Sir: Ross Clark’s article on the failure of the EV ‘revolution’ (‘Electric shock’, 25 May) does not surprise me. Two years ago I enquired of a local Hyundai dealer (which also has a Nissan franchise) about buying a new petrol car and offering my (then) three-year-old Nissan Leaf in part exchange. He was unable to accept the Leaf, despite it being top of the range and low mileage. In 50 years of buying motor cars I have never had a part exchange refused until now.

Geoffrey Carr

Melksham

Knives out

Sir: I must take issue with Andrew Watts’s description of the Swiss Army knife as practically useless as a weapon. ‘If you tried to stab anyone with it, you’d do more damage to yourself than your opponent’. (Notes on… Swiss Army knives, 18 May).

My experience in the police force taught me otherwise.

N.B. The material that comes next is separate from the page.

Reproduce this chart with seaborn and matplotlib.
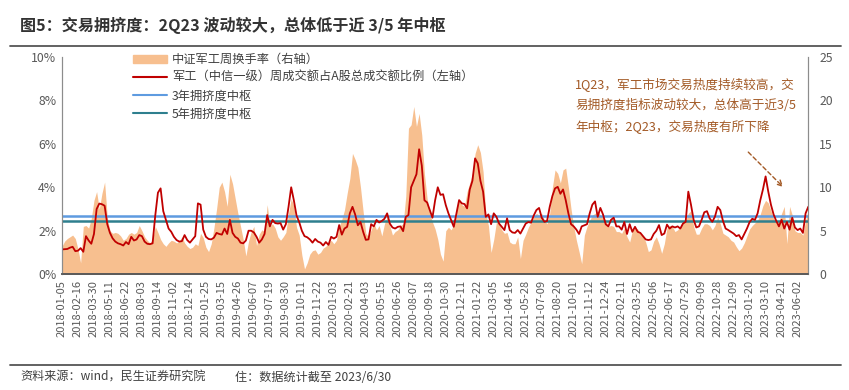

My assailant held his Swiss Army knife in his fist, with the blade protruding between his fingers. I thought he had punched my three female colleagues but, in fact, he had put long slashes across their breasts and shoulders. His Swiss Army knife had a three-and-a-half-inch blade but he drove it four-and-a-half inches into me (a quarter of an inch short of my bowels according to the surgeon who operated on me) by the simple expedient of punching it into a soft tissue area. Our attacker was uninjured. Dealing with this stuff is an occupational hazard for police officers.

John Davison, retired chief inspector, Metropolitan Police

Langdon Hills, Essex

Eight lives left

Sir: Peter Fineman’s story of burying a dead cat in someone else’s garden (Letters, 25 May) reminded me of when my sister and I were young and had a pet tabby tomcat called Charlie who was prone to wandering and staying out all night. We arrived back home from a summer holiday to be met by distraught near neighbours who told us that they had found a dead tabby cat on the grass verge outside our house and they had buried it at the bottom of our garden. My sister was very upset and marked the grave with a small jam jar of flowers. Two days later, Charlie wandered into the kitchen, looking a bit thin, with part of an ear missing, but otherwise very much alive. We never did find out whose cat was buried in our garden.

Andrew Waters

Fen Ditton, Cambridge

Last legs

Sir: Mark Mason’s ‘Notes on… Horse Guards’ (1 June) informs us the Household Cavalry Museum has ‘the wooden leg used by the Earl of Uxbridge’. There is another at Plas Newydd, his seat on Anglesey, and the National Army Museum has the actual saw used to amputate his leg. Anecdotally, Uxbridge observed that the surgeon’s knives appeared ‘somewhat blunt’.

His stoicism was matched by his humour since, when later asked about his health, he allegedly would respond that he had ‘one foot in the grave’: his leg was buried near where the surgery took place and, with an inscribed tombstone, became macabrely a shrine attracting paying visitors.